HIV/AIDS activists play an essential role in promoting public awareness and education about the disease, helping to prevent discrimination against people living with HIV/AIDS and highlighting factors which may impede efforts to check the spread of the disease. The authorities should support and protect their efforts to safeguard fundamental human rights, including rights to health and non-discrimination. Yet such activists have often been the target of arbitrary detention, harassment, intimidation and other abuses. Recent cases of concern include the following:
- On 18 October 2006, local authorities in the Xinjiang Uighur Autonomous Region of northwest China banned 'Snow Lotus', a student-led AIDS-education group, after it publicized discrimination against people infected with Hepatitis B. The official reason for the closure was that it had not officially registered as an NGO. In the week prior to the ban, several volunteers had been detained for questioning by the police, including the leader of the group, Chang Kun, a 21-year-old student at Xinjiang Normal University in Urumqi, who was interrogated for seven hours on 13 October 2006. The police reportedly confiscated his computer and other personal files and warned him that he could be arrested if the group continued with its activities. He subsequently fled Urumqi fearing further sanctions. Earlier in October, the group had publicized the cases of 19 children who had been expelled from local schools after they were found to be infected with Hepatitis B. The expulsion reportedly violated an official ban on such discrimination and drew significant national criticism. Snow Lotus had recently been awarded a grant by the Global Fund to Fight Aids, Tuberculosis and Malaria to help educate people how to avoid HIV infection. According to the official Chinese news agency, Xinhua, the local health department recently released statistics revealing that 6,000 new HIV infections had been reported in Xinjiang over the past year, with 17 people contracting the virus every day.
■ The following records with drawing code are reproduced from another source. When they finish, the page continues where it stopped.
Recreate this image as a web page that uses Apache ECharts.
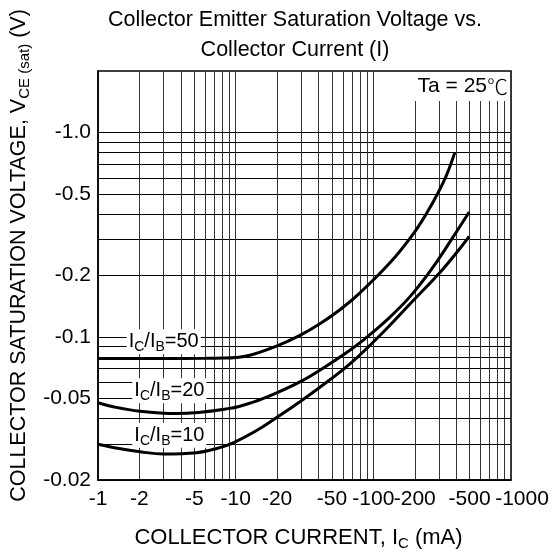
<!DOCTYPE html>
<html>
<head>
<meta charset="utf-8">
<script src="https://cdn.jsdelivr.net/npm/echarts@6/dist/echarts.min.js"></script>
<style>
  html, body { margin: 0; padding: 0; background: #fff; }
  #chart { width: 554px; height: 557px; }
</style>
</head>
<body>
<div id="chart"></div>
<script>
// axis values (mA and V, drawn as negatives)
var xLabelValues = [1, 2, 5, 10, 20, 50, 100, 200, 500, 1000];
var xGridValues = [1, 2, 3, 4, 5, 6, 7, 8, 9, 10, 20, 30, 40, 50, 60, 70, 80, 90, 100, 200, 300, 400, 500, 600, 700, 800, 900, 1000];
var yLabelValues = [0.02, 0.05, 0.1, 0.2, 0.5, 1];
var yGridValues = [0.02, 0.03, 0.04, 0.05, 0.06, 0.07, 0.08, 0.09, 0.1, 0.2, 0.3, 0.4, 0.5, 0.6, 0.7, 0.8, 0.9, 1];

// IC/IB = 50
var ic50 = [1, 3, 6, 8, 10, 12.7, 20, 29.3, 40.9, 57.2, 80, 132, 194, 245, 294, 342, 391];
var vce50 = [0.0786, 0.0786, 0.0787, 0.0789, 0.0795, 0.0815, 0.0906, 0.1019, 0.1161, 0.136, 0.1646, 0.2307, 0.318, 0.405, 0.505, 0.625, 0.80];
// IC/IB = 20
var ic20 = [1, 1.29, 2.02, 3.73, 9.09, 13.4, 19.85, 29.3, 40.9, 67.6, 84.5, 125, 184, 272, 380, 497];
var vce20 = [0.0477, 0.0456, 0.0434, 0.0423, 0.0448, 0.0481, 0.0534, 0.0604, 0.0689, 0.0863, 0.0966, 0.121, 0.1572, 0.2204, 0.309, 0.409];
// IC/IB = 10
var ic10 = [1, 1.42, 2.02, 2.98, 5.21, 7.28, 9.6, 13.8, 19.85, 29.3, 40.9, 67.6, 111.6, 195, 304.6, 425.6, 497];
var vce10 = [0.0299, 0.0285, 0.0275, 0.0268, 0.0272, 0.0285, 0.0304, 0.0345, 0.0404, 0.0483, 0.0568, 0.0739, 0.1018, 0.151, 0.2069, 0.271, 0.3106];

var ratioNames = ['50', '20', '10'];
var labelAt = [[3.0, 0.0948], [3.3, 0.0547], [3.3, 0.0331]];

var fontName = "'Liberation Sans', Arial, sans-serif";

function pairs(xs, ys) {
  return xs.map(function (x, i) { return [x, ys[i]]; });
}

function curve(xs, ys, idx) {
  return {
    type: 'line',
    data: pairs(xs, ys),
    smooth: 0.4,
    symbol: 'none',
    lineStyle: { color: '#000', width: 3 },
    markPoint: {
      symbol: 'rect',
      symbolSize: 0,
      data: [{ coord: labelAt[idx] }],
      label: {
        show: true,
        position: 'inside',
        backgroundColor: '#fff',
        padding: [0, 2],
        formatter: '{a|I}{s|C}{a|/I}{s|B}{a|=' + ratioNames[idx] + '}',
        rich: {
          a: { fontSize: 20, color: '#000', fontFamily: fontName, lineHeight: 25 },
          s: { fontSize: 14, color: '#000', fontFamily: fontName, verticalAlign: 'bottom', lineHeight: 16 }
        }
      }
    }
  };
}

var chart = echarts.init(document.getElementById('chart'));
var option = {
  animation: false,
  backgroundColor: '#fff',
  textStyle: { fontFamily: fontName, color: '#000' },
  title: {
    text: 'Collector Emitter Saturation Voltage vs.\nCollector Current (I)',
    left: 295,
    top: 5,
    padding: 0,
    textAlign: 'center',
    textStyle: { fontSize: 21.5, fontWeight: 'normal', color: '#000', lineHeight: 30, fontFamily: fontName }
  },
  grid: {
    left: 98, right: 43, top: 71, bottom: 77,
    show: true, borderColor: '#000', borderWidth: 1.5
  },
  xAxis: {
    type: 'log',
    logBase: 10,
    min: 1,
    max: 1000,
    name: '{a|COLLECTOR CURRENT, I}{s|C}{a| (mA)}',
    nameLocation: 'middle',
    nameGap: 45,
    nameTextStyle: {
      padding: [0, 12, 0, 0],
      rich: {
        a: { fontSize: 22, color: '#000', fontFamily: fontName, lineHeight: 26 },
        s: { fontSize: 15, color: '#000', fontFamily: fontName, verticalAlign: 'bottom', lineHeight: 19 }
      }
    },
    axisLine: { show: true, onZero: false, lineStyle: { color: '#000', width: 1.5 } },
    axisTick: { show: false, customValues: xGridValues },
    axisLabel: {
      customValues: xLabelValues,
      fontSize: 21,
      color: '#000',
      margin: 9,
      formatter: function (v) {
        var n = Math.round(v);
        if (n === 1000) return '{r|-1000}';
        return '-' + n;
      },
      rich: { r: { fontSize: 21, color: '#000', fontFamily: fontName, padding: [0, 0, 0, 22] } }
    },
    splitLine: { show: true, lineStyle: { color: '#333', width: 1 } }
  },
  yAxis: {
    type: 'log',
    logBase: 10,
    min: 0.02,
    max: 2,
    name: '{a|COLLECTOR SATURATION VOLTAGE, V}{s|CE (sat)}{a| (V)}',
    nameLocation: 'middle',
    nameGap: 66,
    nameRotate: 90,
    nameTextStyle: {
      padding: [0, 0, 0, 40],
      rich: {
        a: { fontSize: 21.5, color: '#000', fontFamily: fontName, lineHeight: 25 },
        s: { fontSize: 15, color: '#000', fontFamily: fontName, verticalAlign: 'bottom', lineHeight: 19 }
      }
    },
    axisLine: { show: true, lineStyle: { color: '#000', width: 1.5 } },
    axisTick: { show: false, customValues: yGridValues },
    axisLabel: {
      customValues: yLabelValues,
      fontSize: 21,
      color: '#000',
      margin: 7,
      formatter: function (v) {
        var n = Number(v.toPrecision(3));
        if (n === 1) return '-1.0';
        return '-' + n;
      }
    },
    splitLine: { show: true, lineStyle: { color: '#000', width: 1 } }
  },
  graphic: [
    {
      type: 'rect',
      z: 50,
      shape: { x: 400, y: 72, width: 110, height: 29 },
      style: { fill: '#fff' }
    },
    {
      type: 'text',
      z: 51,
      x: 508,
      y: 86,
      style: {
        text: '{a|Ta = 25}{c|℃}',
        textAlign: 'right',
        textVerticalAlign: 'middle',
        rich: {
          a: { fontSize: 21, fill: '#000', fontFamily: fontName },
          c: { fontSize: 21, fill: '#000', fontFamily: "'Noto Sans CJK JP', sans-serif", fontWeight: 300 }
        }
      }
    }
  ],
  series: [
    curve(ic50, vce50, 0),
    curve(ic20, vce20, 1),
    curve(ic10, vce10, 2)
  ]
};
chart.setOption(option);
</script>
</body>
</html>
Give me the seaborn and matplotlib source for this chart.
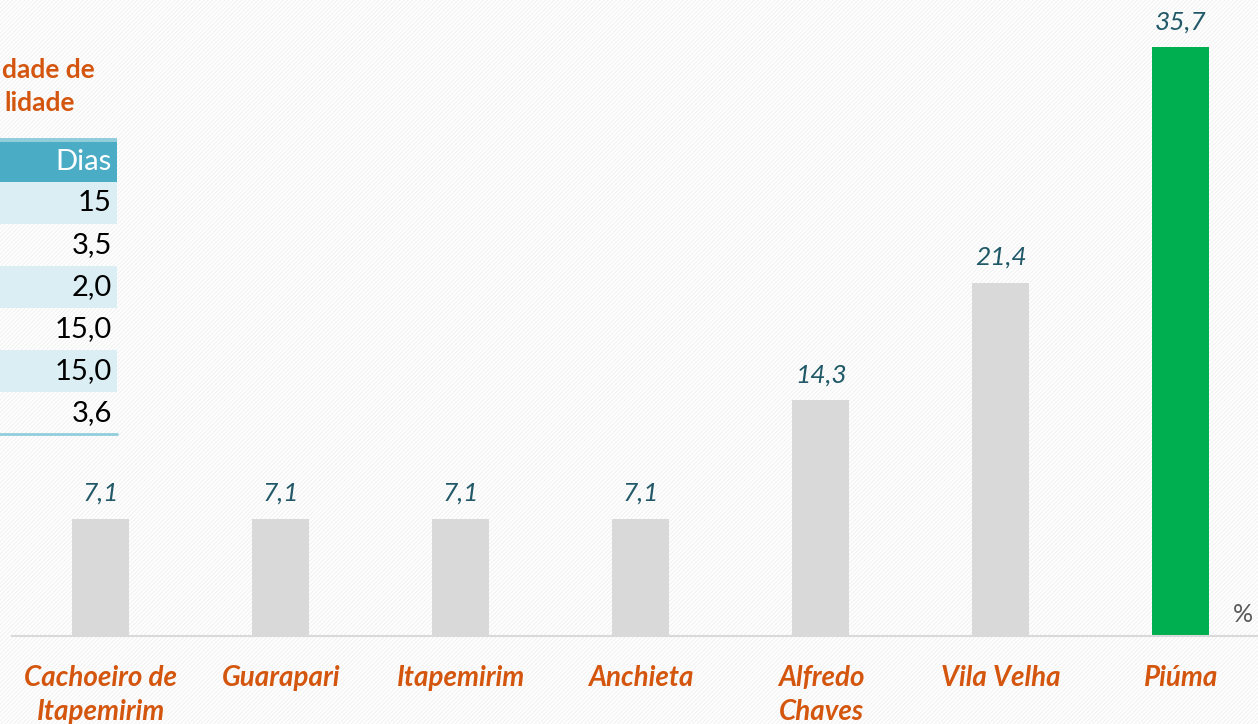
import pandas as pd
import matplotlib.pyplot as plt
from matplotlib.patches import Rectangle
import seaborn as sns

# dados do grafico
municipios = ["Cachoeiro de\nItapemirim", "Guarapari", "Itapemirim", "Anchieta",
              "Alfredo\nChaves", "Vila Velha", "Piúma"]
percentual = [7.1, 7.1, 7.1, 7.1, 14.3, 21.4, 35.7]
cores = ["#D9D9D9"] * 6 + ["#00B050"]

# tabela parcialmente visivel
titulo_tabela = ["dade de", "lidade"]
cabecalho = "Dias"
dias = ["15", "3,5", "2,0", "15,0", "15,0", "3,6"]

sns.set_theme(style="white")
plt.rcParams["font.family"] = ["Lato", "DejaVu Sans"]

df = pd.DataFrame({"municipio": municipios, "pct": percentual})

fig = plt.figure(figsize=(12.58, 7.24), dpi=100)
fig.patch.set_facecolor("white")

# fundo listrado
plt.rcParams["hatch.linewidth"] = 0.7
fundo = Rectangle((0, 0), 1, 1, transform=fig.transFigure, facecolor="white",
                  edgecolor="#F0F0F0", linewidth=0, hatch="/" * 8, zorder=-10)
fig.add_artist(fundo)

W, H = 1258, 724
ax = fig.add_axes([12 / W, (H - 636) / H, (W - 12) / W, 636 / H])
ax.set_facecolor("none")

sns.barplot(data=df, x="municipio", y="pct", hue="municipio", palette=cores,
            width=0.317, legend=False, saturation=1, linewidth=0, ax=ax)

ax.set_xlim(-0.494, 6.428)
ax.set_ylim(0, 38.55)
ax.set_xlabel("")
ax.set_ylabel("")
ax.set_yticks([])
for s in ["top", "right", "left"]:
    ax.spines[s].set_visible(False)
ax.spines["bottom"].set_color("#D9D9D9")
ax.spines["bottom"].set_linewidth(1.5)

ax.tick_params(axis="x", length=0, pad=21)
ax.set_xticks(range(len(municipios)))
ax.set_xticklabels(municipios, color="#D4560E", fontsize=20, fontweight="bold",
                   fontstyle="italic", linespacing=1.35)

for i, v in enumerate(percentual):
    ax.annotate(f"{v:.1f}".replace(".", ","), (i, v), xytext=(0, 10),
                textcoords="offset points", ha="center", va="bottom",
                fontsize=19, fontstyle="italic", color="#215968")

ax.text(1243 / W, (H - 614) / H, "%", transform=fig.transFigure, ha="center",
        va="center", fontsize=18, color="#595959")

# tabela de dias no canto superior esquerdo
ov = fig.add_axes([0, 0, 1, 1], zorder=5)
ov.set_xlim(0, W)
ov.set_ylim(H, 0)
ov.axis("off")
ov.set_facecolor("none")

for k, linha in enumerate(titulo_tabela):
    ov.text(95 if k == 0 else 75, 70 + k * 33, linha, ha="right", va="center",
            fontsize=19, fontweight="bold", color="#D4560E")

ov.add_patch(Rectangle((0, 140), 117, 42, facecolor="#4BACC6", edgecolor="none"))
ov.add_patch(Rectangle((0, 138), 117, 4, facecolor="#92CDDC", edgecolor="none"))
ov.text(112, 162, cabecalho, ha="right", va="center", fontsize=21, color="white")
y0 = 182
for k, d in enumerate(dias):
    if k % 2 == 0:
        ov.add_patch(Rectangle((0, y0 + k * 42), 117, 42, facecolor="#DAEEF3",
                               edgecolor="none"))
    ov.text(112, y0 + k * 42 + 21, d, ha="right", va="center", fontsize=21,
            color="black")
ov.plot([0, 117], [434, 434], color="#92CDDC", lw=2)

fig.savefig("out.png", dpi=100, facecolor="white")
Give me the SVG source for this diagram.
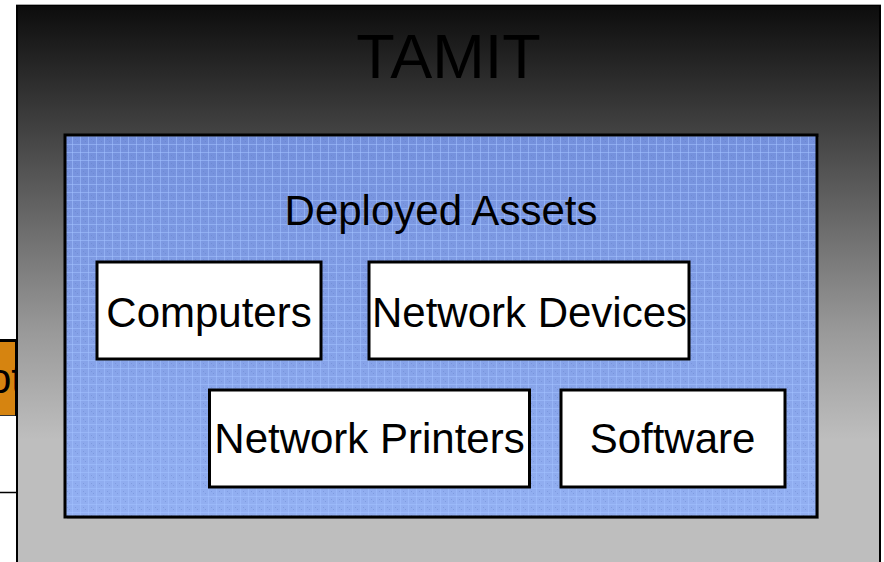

- Li Xige, a rural HIV/AIDS activist from Henan province was detained by the police for over three weeks from 18 July 2006 after she travelled to Beijing to try to seek redress for women who contracted HIV through blood transfusions. [See Amnesty International urgent action, ASA 17/043/2006 and update ASA 17/045/2006]. Following her release on 10 August, she was placed under tight police surveillance and warned not to travel outside her home county of Ningling or talk to foreign media. Both Li Xige and her daughter were infected with HIV through blood transfusion when Li Xige gave birth to her daughter by Caesarean section. Her daughter died of AIDS-related illness in 2004 at the age of nine. Li Xige subsequently discovered that there were more than 40 local women and 10 children who had became infected with HIV in similar circumstances, and founded an organization called Kanglejia ("Healthy Happy Home") to support those living with HIV/AIDS. Li Xige continues to face serious restrictions on her movements. On 21 November 2006, she was detained at Beijing railway station by five officials from Ningling and forcibly escorted home the next day. She had travelled to Beijing to attend a conference on HIV/AIDS organized by the Beijing Aizhixing Institute of Health Education.
- On 24 November 2006, Dr Wan Yanhai, director of the Aizhixing Institute, was detained by police for questioning in connection with the same conference which was due to take place between 25-30 November to discuss 'blood safety, AIDS and legal human rights'. He was released without charge on 27 November, but the conference was cancelled.
Amnesty International is concerned that the incidents detailed above constitute serious examples of arbitrary detention, harassment and intimidation, aimed at preventing or discouraging the individuals concerned from continuing with their activities. They may also have a 'chilling effect' on other activists engaged in HIV/AIDS prevention in China. Such abuses risk driving such groups or individuals underground, negatively affecting their ability to engage in public education and advocacy. Amnesty International urges the Chinese authorities to take concrete steps towards protecting such activists from human rights violations in line with Chinese constitutional guarantees on the protection of human rights as well as the UN Declaration on Human Rights Defenders and other international human rights standards. The authorities should also make greater efforts to work together with civil society groups across China to combat the spread of HIV/AIDS.